### Data block
▶

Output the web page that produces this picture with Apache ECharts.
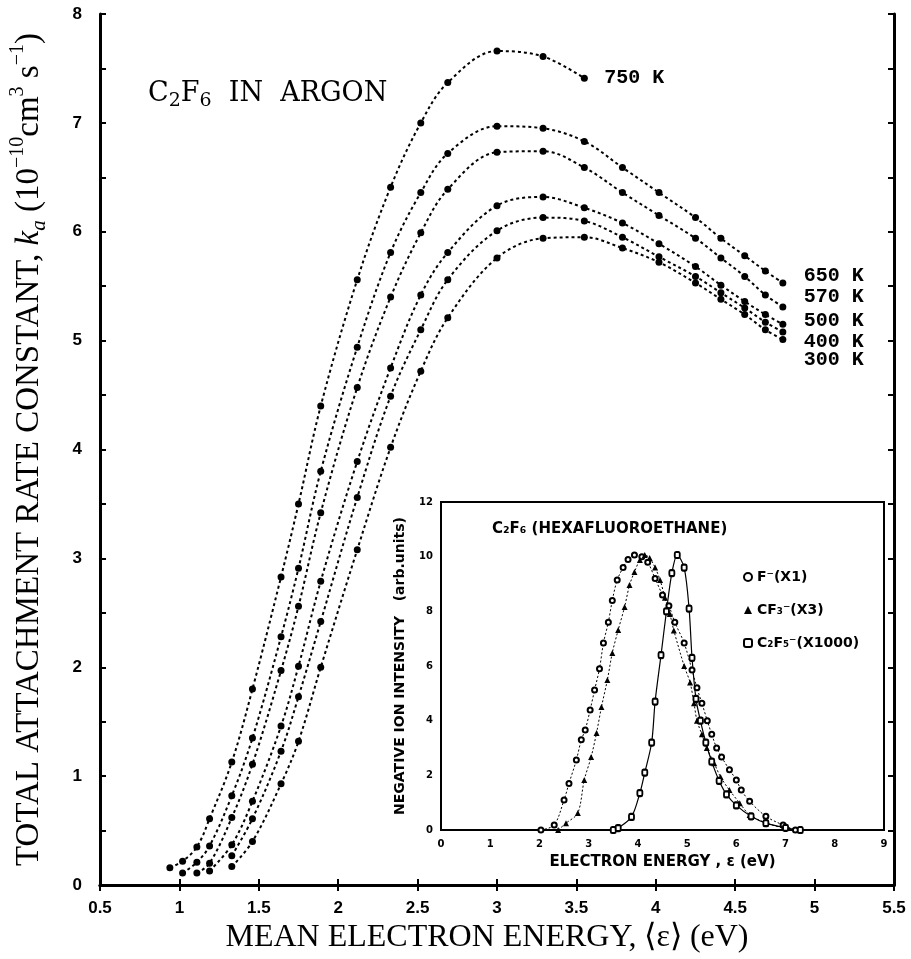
<!DOCTYPE html>
<html>
<head>
<meta charset="utf-8">
<title>C2F6 in argon</title>
<script src="https://cdn.jsdelivr.net/npm/echarts@6.0.0/dist/echarts.min.js"></script>
<style>
  html, body { margin: 0; padding: 0; background: #fff; overflow: hidden; }
  #chart { width: 911px; height: 959px; }
</style>
</head>
<body>
<div id="chart"></div>
<script>
// main plot: mean electron energy (eV) vs total attachment rate constant (1e-10 cm^3 s^-1)
const energy750 = [0.94, 1.02, 1.11, 1.19, 1.33, 1.46, 1.64, 1.75, 1.89, 2.12, 2.33, 2.52, 2.69, 3.0, 3.29, 3.55];
const rate750 = [0.16, 0.22, 0.35, 0.61, 1.13, 1.80, 2.83, 3.50, 4.40, 5.56, 6.41, 7.0, 7.37, 7.66, 7.61, 7.41];

const energy650 = [1.02, 1.11, 1.19, 1.33, 1.46, 1.64, 1.75, 1.89, 2.12, 2.33, 2.52, 2.69, 3.0, 3.29, 3.55, 3.79, 4.02, 4.25, 4.41, 4.56, 4.69, 4.80];
const rate650 = [0.11, 0.21, 0.36, 0.82, 1.35, 2.28, 2.91, 3.80, 4.94, 5.81, 6.36, 6.72, 6.97, 6.95, 6.83, 6.59, 6.36, 6.13, 5.94, 5.78, 5.64, 5.53];

const energy570 = [1.11, 1.19, 1.33, 1.46, 1.64, 1.75, 1.89, 2.12, 2.33, 2.52, 2.69, 3.0, 3.29, 3.55, 3.79, 4.02, 4.25, 4.41, 4.56, 4.69, 4.80];
const rate570 = [0.11, 0.2, 0.62, 1.11, 1.97, 2.56, 3.42, 4.57, 5.40, 5.99, 6.39, 6.73, 6.74, 6.59, 6.36, 6.15, 5.94, 5.76, 5.59, 5.42, 5.31];

const energy500 = [1.19, 1.33, 1.46, 1.64, 1.75, 1.89, 2.12, 2.33, 2.52, 2.69, 3.0, 3.29, 3.55, 3.79, 4.02, 4.25, 4.41, 4.56, 4.69, 4.80];
const rate500 = [0.13, 0.37, 0.77, 1.46, 2.01, 2.79, 3.89, 4.75, 5.42, 5.81, 6.24, 6.32, 6.22, 6.08, 5.89, 5.68, 5.51, 5.36, 5.24, 5.15];

const energy400 = [1.33, 1.46, 1.64, 1.75, 1.89, 2.12, 2.33, 2.52, 2.69, 3.0, 3.29, 3.55, 3.79, 4.02, 4.25, 4.41, 4.56, 4.69, 4.80];
const rate400 = [0.27, 0.61, 1.23, 1.73, 2.42, 3.56, 4.49, 5.10, 5.56, 6.01, 6.13, 6.10, 5.95, 5.77, 5.59, 5.44, 5.30, 5.17, 5.08];

const energy300 = [1.33, 1.46, 1.64, 1.75, 1.89, 2.12, 2.33, 2.52, 2.69, 3.0, 3.29, 3.55, 3.79, 4.02, 4.25, 4.41, 4.56, 4.69, 4.80];
const rate300 = [0.17, 0.40, 0.93, 1.32, 2.0, 3.08, 4.02, 4.72, 5.21, 5.76, 5.94, 5.95, 5.85, 5.72, 5.53, 5.38, 5.24, 5.10, 5.01];

const tempLabels = ['750 K', '650 K', '570 K', '500 K', '400 K', '300 K'];

// inset: negative ion intensity (arb. units) vs electron energy (eV)
const fEnergy = [2.03, 2.3, 2.5, 2.6, 2.75, 2.85, 2.93, 3.03, 3.12, 3.22, 3.3, 3.4, 3.48, 3.58, 3.7, 3.8, 3.93, 4.08, 4.2, 4.35, 4.5, 4.63, 4.75, 4.94, 5.1, 5.2, 5.3, 5.41, 5.5, 5.6, 5.7, 5.86, 6.0, 6.1, 6.27, 6.6, 6.95, 7.2];
const fIntensity = [0, 0.18, 1.1, 1.7, 2.56, 3.3, 3.66, 4.39, 5.12, 5.9, 6.84, 7.6, 8.4, 9.15, 9.6, 9.9, 10.06, 10.0, 9.8, 9.2, 8.6, 8.2, 7.6, 6.84, 5.85, 5.2, 4.64, 4.0, 3.5, 3.0, 2.67, 2.2, 1.83, 1.46, 1.05, 0.5, 0.18, 0];

const cf3Energy = [2.38, 2.54, 2.78, 2.91, 3.05, 3.16, 3.26, 3.38, 3.48, 3.6, 3.73, 3.83, 3.93, 4.04, 4.14, 4.24, 4.35, 4.45, 4.55, 4.65, 4.73, 4.94, 5.06, 5.14, 5.2, 5.3, 5.4, 5.55, 5.68, 5.86, 6.07, 6.27, 6.6, 6.95];
const cf3Intensity = [0, 0.25, 0.62, 1.83, 2.67, 3.55, 4.5, 5.49, 6.48, 7.32, 8.16, 8.96, 9.44, 9.88, 10.06, 9.95, 9.6, 9.15, 8.5, 7.9, 7.3, 6.0, 5.4, 4.64, 4.0, 3.5, 3.0, 2.44, 1.94, 1.46, 0.98, 0.55, 0.26, 0.07];

const c2f5Energy = [3.5, 3.6, 3.87, 4.04, 4.14, 4.28, 4.35, 4.47, 4.58, 4.69, 4.8, 4.94, 5.04, 5.1, 5.18, 5.27, 5.38, 5.5, 5.65, 5.8, 6.0, 6.3, 6.6, 7.0, 7.3];
const c2f5Intensity = [0, 0.07, 0.48, 1.35, 2.1, 3.2, 4.7, 6.4, 8.0, 9.4, 10.06, 9.6, 8.1, 6.3, 4.8, 4.0, 3.2, 2.5, 1.8, 1.3, 0.9, 0.5, 0.25, 0.08, 0];

const insetNames = ['F⁻(X1)', 'CF₃⁻(X3)', 'C₂F₅⁻(X1000)'];

const pairs = (xs, ys) => xs.map((x, i) => [x, ys[i]]);

const chart = echarts.init(document.getElementById('chart'), null, { renderer: 'canvas' });

const mainSets = [
    [energy750, rate750], [energy650, rate650], [energy570, rate570],
    [energy500, rate500], [energy400, rate400], [energy300, rate300]
];
// nudges so the end labels sit like in the original figure
const labelOffsets = [[12, 0], [13, -7], [13, -10], [13, -3], [13, 10], [13, 20]];

const mainSeries = mainSets.map(([xs, ys], i) => ({
    name: tempLabels[i],
    type: 'line',
    xAxisIndex: 0,
    yAxisIndex: 0,
    data: pairs(xs, ys),
    smooth: 0.35,
    symbol: 'circle',
    symbolSize: 7,
    itemStyle: { color: '#000' },
    lineStyle: { color: '#000', width: 2, type: [3, 3] },
    endLabel: {
        show: true,
        formatter: tempLabels[i],
        offset: labelOffsets[i],
        fontFamily: 'Liberation Mono',
        fontWeight: 'bold',
        fontSize: 20,
        color: '#000'
    },
    z: 3
}));

const insetSeries = [
    {
        name: insetNames[0],
        data: pairs(fEnergy, fIntensity),
        symbol: 'emptyCircle',
        symbolSize: 5,
        lineStyle: { color: '#000', width: 1, type: [2, 2] }
    },
    {
        name: insetNames[1],
        data: pairs(cf3Energy, cf3Intensity),
        symbol: 'triangle',
        symbolSize: 6,
        lineStyle: { color: '#000', width: 1, type: [2, 2] }
    },
    {
        name: insetNames[2],
        data: pairs(c2f5Energy, c2f5Intensity),
        symbol: 'emptyRoundRect',
        symbolSize: [5, 6],
        lineStyle: { color: '#000', width: 1.2 }
    }
].map(s => Object.assign({
    type: 'line',
    xAxisIndex: 2,
    yAxisIndex: 2,
    smooth: 0.3,
    itemStyle: { color: '#000', borderWidth: 1.5 },
    z: 5
}, s));

const tickLabel = { fontFamily: 'Liberation Sans', fontWeight: 'bold', fontSize: 17, color: '#000' };
const axisLine = { show: true, lineStyle: { color: '#000', width: 3 } };
const tickIn = { show: true, inside: true, length: 6, lineStyle: { color: '#000', width: 2 } };
const smallLabel = { fontFamily: 'DejaVu Sans', fontWeight: 'bold', fontSize: 10, color: '#000' };
const thinLine = { show: true, lineStyle: { color: '#000', width: 2 } };
const smallTick = { show: true, inside: true, length: 4, lineStyle: { color: '#000', width: 1.5 } };

const serif = 'Liberation Serif';

const option = {
    backgroundColor: '#fff',
    animation: false,
    grid: [
        { left: 100, top: 14, width: 794, height: 872 },
        { left: 441, top: 502, width: 443, height: 328, show: true, backgroundColor: '#fff', borderColor: '#000', borderWidth: 2, z: 4 }
    ],
    xAxis: [
        {
            gridIndex: 0, type: 'value', position: 'bottom', min: 0.5, max: 5.5, interval: 0.5,
            axisLine: axisLine, axisTick: tickIn, splitLine: { show: false },
            axisLabel: Object.assign({ margin: 15, formatter: v => String(v) }, tickLabel),
            name: '{t|MEAN ELECTRON ENERGY, ⟨ε⟩ (eV)}',
            nameLocation: 'middle',
            nameGap: 25,
            nameTextStyle: { padding: [0, 20, 0, 0], rich: { t: { fontFamily: serif, fontSize: 32, color: '#000' } } }
        },
        {
            gridIndex: 0, type: 'value', position: 'top', min: 0.5, max: 5.5, interval: 0.5,
            axisLine: axisLine, axisTick: tickIn, axisLabel: { show: false }, splitLine: { show: false }
        },
        {
            gridIndex: 1, type: 'value', position: 'bottom', min: 0, max: 9, interval: 1,
            axisLine: thinLine, axisTick: smallTick, splitLine: { show: false },
            axisLabel: Object.assign({ margin: 9 }, smallLabel),
            name: 'ELECTRON ENERGY , ε (eV)',
            nameLocation: 'middle',
            nameGap: 25,
            nameTextStyle: { fontFamily: 'DejaVu Sans', fontWeight: 'bold', fontSize: 15, color: '#000' }
        }
    ],
    yAxis: [
        {
            gridIndex: 0, type: 'value', position: 'left', min: 0, max: 8, interval: 1,
            axisLine: axisLine, axisTick: tickIn,
            minorTick: { show: true, splitNumber: 2, length: 6, lineStyle: { color: '#000', width: 2 } },
            splitLine: { show: false },
            axisLabel: Object.assign({ margin: 18 }, tickLabel),
            name: '{t|TOTAL ATTACHMENT RATE CONSTANT, }{k|k}{sub|a}{t| (10}{sup|−10}{t|cm}{sup|3}{t| s}{sup|−1}{t|)}',
            nameLocation: 'middle',
            nameGap: 50,
            nameTextStyle: {
                rich: {
                    t: { fontFamily: serif, fontSize: 33, lineHeight: 42, color: '#000' },
                    k: { fontFamily: serif, fontStyle: 'italic', fontSize: 33, lineHeight: 42, color: '#000' },
                    sub: { fontFamily: serif, fontStyle: 'italic', fontSize: 21, lineHeight: 21, verticalAlign: 'bottom', color: '#000' },
                    sup: { fontFamily: serif, fontSize: 20, lineHeight: 20, verticalAlign: 'top', color: '#000' }
                }
            }
        },
        {
            gridIndex: 0, type: 'value', position: 'right', min: 0, max: 8, interval: 0.5,
            axisLine: axisLine, axisTick: tickIn, axisLabel: { show: false }, splitLine: { show: false }
        },
        {
            gridIndex: 1, type: 'value', position: 'left', min: 0, max: 12, interval: 2,
            axisLine: thinLine, axisTick: smallTick, splitLine: { show: false },
            axisLabel: Object.assign({ margin: 8 }, smallLabel),
            name: 'NEGATIVE ION INTENSITY   (arb.units)',
            nameLocation: 'middle',
            nameGap: 34,
            nameTextStyle: { fontFamily: 'DejaVu Sans', fontWeight: 'bold', fontSize: 14, color: '#000' }
        },
        {
            gridIndex: 1, type: 'value', position: 'right', min: 0, max: 12, interval: 2,
            axisLine: thinLine, axisTick: smallTick, axisLabel: { show: false }, splitLine: { show: false }
        }
    ],
    legend: {
        data: [
            { name: insetNames[0], icon: 'emptyCircle' },
            { name: insetNames[1], icon: 'triangle' },
            { name: insetNames[2], icon: 'emptyRoundRect' }
        ],
        orient: 'vertical',
        left: 738,
        top: 565,
        itemWidth: 8,
        itemHeight: 8,
        itemGap: 19,
        selectedMode: false,
        textStyle: { fontFamily: 'DejaVu Sans', fontWeight: 'bold', fontSize: 14, color: '#000' }
    },
    graphic: [
        {
            type: 'text',
            left: 148,
            top: 80,
            style: {
                text: '{t|C}{s|2}{t|F}{s|6}{t|  IN  ARGON}',
                rich: {
                    t: { fontFamily: 'DejaVu Serif', fontSize: 27, lineHeight: 34, fill: '#000' },
                    s: { fontFamily: 'DejaVu Serif', fontSize: 19, lineHeight: 22, verticalAlign: 'bottom', fill: '#000' }
                }
            }
        },
        {
            type: 'text',
            left: 492,
            top: 522,
            z: 10,
            style: {
                text: 'C₂F₆ (HEXAFLUOROETHANE)',
                fontFamily: 'DejaVu Sans',
                fontWeight: 'bold',
                fontSize: 15,
                fill: '#000'
            }
        }
    ],
    series: mainSeries.concat(insetSeries)
};

chart.setOption(option);
</script>
</body>
</html>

◀

### What is asked
Skip the pictures and restate exactly the lines from the beginning of the listing to the line with "7.66, 7.61, 7.41];", that line included.

### Completed exercise
Output the web page that produces this picture with Apache ECharts.
<!DOCTYPE html>
<html>
<head>
<meta charset="utf-8">
<title>C2F6 in argon</title>
<script src="https://cdn.jsdelivr.net/npm/echarts@6.0.0/dist/echarts.min.js"></script>
<style>
  html, body { margin: 0; padding: 0; background: #fff; overflow: hidden; }
  #chart { width: 911px; height: 959px; }
</style>
</head>
<body>
<div id="chart"></div>
<script>
// main plot: mean electron energy (eV) vs total attachment rate constant (1e-10 cm^3 s^-1)
const energy750 = [0.94, 1.02, 1.11, 1.19, 1.33, 1.46, 1.64, 1.75, 1.89, 2.12, 2.33, 2.52, 2.69, 3.0, 3.29, 3.55];
const rate750 = [0.16, 0.22, 0.35, 0.61, 1.13, 1.80, 2.83, 3.50, 4.40, 5.56, 6.41, 7.0, 7.37, 7.66, 7.61, 7.41];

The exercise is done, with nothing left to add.